World Cities are cities that act as control or command centres, transport and communication hubs, and often the headquarters of trans-national companies. (senior geography 2).
They can also be defined as a very large city that has outstripped its national urban network and become part of an international global system. The three dominant world cities are New York (United States), London (England), and Tokyo (Japan). Other categories of world cities include major and secondary. But they do not have the same influence as the three major world cities.
World cities have many major functional components in order for them to become a world city these include:
* Being a center of leading global markets in financial services, foreign exchange, investment capital, equities and bonds.
* Sites for most of the leading global markets for commodities and commodity futures.
* Sites for the concentrations of corporate headquarters of transnational companies (TNC), national firms and large foreign firms.
* Centers for specialized high order business services especially those associated with international activities in finance, accounting, law, advertising and property development.
* Sites of concentrations of the national and international headquarters of trade and professional organizations
* Sites of most of the leading Non Government organizations (NGO’s) such as Amnesty international and Greenpeace. As well as intergovernmental organizations (IGO’s) such as the World Health Organisation (WHO), the United Nations (UN) and the World Trade Organisation (WTO)
* World cities are the sites of the most powerful and internationally significant media and technology organizations, telecommunication companies and culture industries including art and design, film, TV and Fashion.
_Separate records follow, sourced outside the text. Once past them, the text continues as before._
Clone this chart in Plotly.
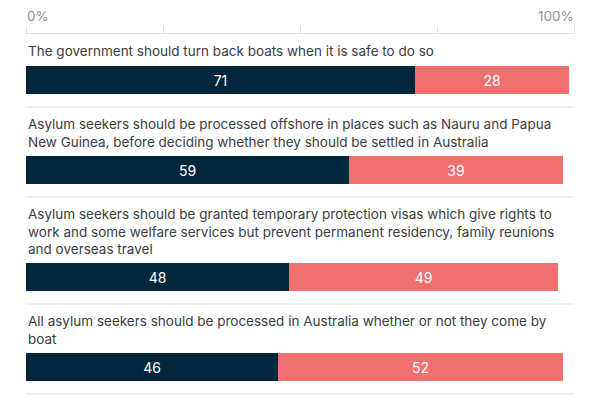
import plotly.graph_objects as go

statements = [
    "The government should turn back boats when it is safe to do so",
    "Asylum seekers should be processed offshore in places such as Nauru and Papua<br>New Guinea, before deciding whether they should be settled in Australia",
    "Asylum seekers should be granted temporary protection visas which give rights to<br>work and some welfare services but prevent permanent residency, family reunions<br>and overseas travel",
    "All asylum seekers should be processed in Australia whether or not they come by<br>boat",
]
agree = [71, 59, 48, 46]
disagree = [28, 39, 49, 52]
tick_vals = [0, 25, 50, 75, 100]

NAVY = "#03263C"
RED = "#F07070"
TEXT = "#3a3d42"
GRID = "#dde3ea"
FONT = "Inter, Roboto, sans-serif"

# the page body has an 8px default margin; compensate so the plot lands where intended
OFF = 8
# layout positions in screen pixel units (y axis maps 1:1 to pixels)
LINE_H = 17
TOP = 34
BAR_H = 28
centers, label_tops, seps = [], [], []
cur = TOP
for s in statements:
    n = s.count("<br>") + 1
    label_tops.append(cur + 7)
    bar_top = cur + 15 + LINE_H * n
    centers.append(bar_top + BAR_H / 2)
    cur = bar_top + BAR_H + 13
    seps.append(cur)

fig = go.Figure()
fig.add_trace(go.Bar(
    x=agree, y=centers, orientation="h", width=BAR_H,
    marker=dict(color=NAVY, line=dict(width=0)),
    text=agree, textposition="inside", insidetextanchor="middle",
    textfont=dict(color="white", size=14, family=FONT),
    hoverinfo="skip",
))
fig.add_trace(go.Bar(
    x=disagree, y=centers, orientation="h", width=BAR_H,
    marker=dict(color=RED, line=dict(width=0)),
    text=disagree, textposition="inside", insidetextanchor="middle",
    textfont=dict(color="white", size=14, family=FONT),
    hoverinfo="skip",
))

shapes = []
for s in seps:
    shapes.append(dict(type="line", xref="x", yref="y", x0=0, x1=100, y0=s, y1=s,
                       line=dict(color=GRID, width=1.2), layer="below"))

annotations = []
for s, t in zip(statements, label_tops):
    annotations.append(dict(x=0, y=t, xref="x", yref="y", text=s, showarrow=False,
                            xanchor="left", yanchor="top", align="left",
                            font=dict(size=13.5, color=TEXT, family=FONT)))
annotations.append(dict(x=tick_vals[0], y=1, xref="x", yref="paper", text=f"{tick_vals[0]}%",
                        showarrow=False, xanchor="left", yanchor="middle", yshift=18,
                        xshift=-1, font=dict(size=13.5, color="#8d939c", family=FONT)))
annotations.append(dict(x=tick_vals[-1], y=1, xref="x", yref="paper", text=f"{tick_vals[-1]}%",
                        showarrow=False, xanchor="right", yanchor="middle", yshift=18,
                        xshift=2, font=dict(size=13.5, color="#8d939c", family=FONT)))

fig.update_layout(
    width=600, height=400,
    margin=dict(l=26 - OFF, r=26 + OFF, t=TOP - OFF, b=OFF, autoexpand=False),
    barmode="stack", bargap=0,
    plot_bgcolor="white", paper_bgcolor="white",
    showlegend=False,
    shapes=shapes, annotations=annotations,
    xaxis=dict(range=[0, 100], side="top", tickvals=tick_vals, showticklabels=False,
               ticks="outside", ticklen=7, tickcolor=GRID, tickwidth=1.2,
               showline=True, linecolor=GRID, linewidth=1.2,
               showgrid=False, zeroline=False, fixedrange=True),
    yaxis=dict(range=[400, TOP], visible=False, showgrid=False, zeroline=False, fixedrange=True),
)

fig.write_html("out.html")
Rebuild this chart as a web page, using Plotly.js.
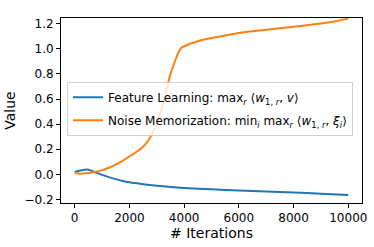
<!DOCTYPE html>
<html>
<head>
<meta charset="utf-8">
<script src="https://cdn.plot.ly/plotly-3.0.1.min.js"></script>
<style>html,body{margin:0;padding:0;background:#fff;}#chart{width:374px;height:247px;}</style>
</head>
<body>
<div id="chart"></div>
<script>
const featureIters = [0, 250, 450, 600, 750, 1000, 1250, 1500, 1750, 2000, 2500, 3000, 3500, 4000, 5000, 6000, 7000, 8000, 9000, 10000];
const featureValues = [0.02, 0.032, 0.038, 0.03, 0.016, -0.004, -0.022, -0.038, -0.052, -0.063, -0.078, -0.09, -0.1, -0.108, -0.119, -0.128, -0.136, -0.144, -0.154, -0.165];

const noiseIters = [0, 200, 500, 750, 1000, 1250, 1500, 1750, 2000, 2250, 2500, 2750, 3000, 3250, 3500, 3750, 3900, 4000, 4500, 5000, 5500, 6000, 6500, 7000, 7500, 8000, 8500, 9000, 9500, 10000];
const noiseValues = [0.013, 0.004, 0.01, 0.02, 0.034, 0.053, 0.078, 0.108, 0.142, 0.178, 0.22, 0.29, 0.4, 0.58, 0.8, 0.95, 1.008, 1.02, 1.06, 1.085, 1.105, 1.125, 1.14, 1.152, 1.163, 1.175, 1.188, 1.202, 1.218, 1.24];

const featureName = "Feature Learning: max<sub><i>r</i></sub> ⟨<i>w</i><sub>1, <i>r</i></sub>, <i>v</i>⟩";
const noiseName = "Noise Memorization: min<sub><i>i</i></sub> max<sub><i>r</i></sub> ⟨<i>w</i><sub>1, <i>r</i></sub>, <i>ξ<sub>i</sub></i>⟩";

const yTicks = [-0.2, 0.0, 0.2, 0.4, 0.6, 0.8, 1.0, 1.2];
const xTicks = [0, 2000, 4000, 6000, 8000, 10000];

const font = "DejaVu Sans, sans-serif";

const traces = [
  {x: featureIters, y: featureValues, mode: "lines", name: featureName, legendgroup: "a",
   line: {color: "#1f77b4", width: 2, shape: "spline", smoothing: 0.6}},
  {x: noiseIters, y: noiseValues, mode: "lines", name: noiseName, legendgroup: "b",
   line: {color: "#ff7f0e", width: 2, shape: "spline", smoothing: 0.3}}
];

const axisCommon = {
  showgrid: false, zeroline: false, showline: true, mirror: true,
  linecolor: "#000", linewidth: 1, ticks: "outside", ticklen: 4, tickwidth: 1,
  tickcolor: "#000", tickfont: {family: font, size: 12, color: "#000"}
};

const layout = {
  width: 374, height: 247,
  margin: {l: 61, r: 12, t: 18, b: 44},
  paper_bgcolor: "#fff", plot_bgcolor: "#fff",
  showlegend: true,
  xaxis: Object.assign({}, axisCommon, {
    range: [-500, 10500], tickvals: xTicks, ticktext: xTicks.map(String),
    title: {text: "# Iterations", font: {family: font, size: 14, color: "#000"}, standoff: 2}
  }),
  yaxis: Object.assign({}, axisCommon, {
    range: [-0.228, 1.245], tickvals: yTicks, ticktext: yTicks.map(v => (v < 0 ? "\u2212" : "") + Math.abs(v).toFixed(1)),
    title: {text: "Value", font: {family: font, size: 14, color: "#000"}, standoff: 5}
  }),
  legend: {
    x: 0.02, y: 0.655, xanchor: "left", yanchor: "top", traceorder: "grouped",
    bgcolor: "rgba(255,255,255,0.8)", bordercolor: "#d0d0d0", borderwidth: 1,
    font: {family: font, size: 12, color: "#000"}, itemwidth: 30, tracegroupgap: 4
  }
};

Plotly.newPlot("chart", traces, layout, {displayModeBar: false, staticPlot: true});
</script>
</body>
</html>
E.g. BBC London and 5th avenue New York.
* World cities are also major tourist attractions.
In the 20th century trade between world cities increased dramatically beacause of the process of globalization and technological advances.
Globalisation refers to (The breaking down of the Barriers between countries and the development of stronger links between countries”.
The prospect of a global economy was first brought about with the emergence of capitalism as a dominant mode of production in the sixteenth century.
A globalised infrastructure (e.g. Road, rail, air, boat, power) of nation states international agencies and institutions, Global forms of communication such as telephones and email, a standardized system of global time, international competitions and prizes, and shared beliefs on citizenship and human rights had all been established by the mid 19th century.
These factors paved the way for globalisation and therefore increased world trade of goods and information making world cities much more significant in an international scale as they were previously.
The technological advances such as improved and cheaper production of materials and faster and cheaper transport of resources between countries have greatly lowered prices of production and transport, making goods that were once uneconomic to send to other countries much cheaper.
This has lead to an increased proportion of information, people and goods moving within and between companies. World cities facilitate these international transactions and have a very large dominance in their region of the world making them extremely important.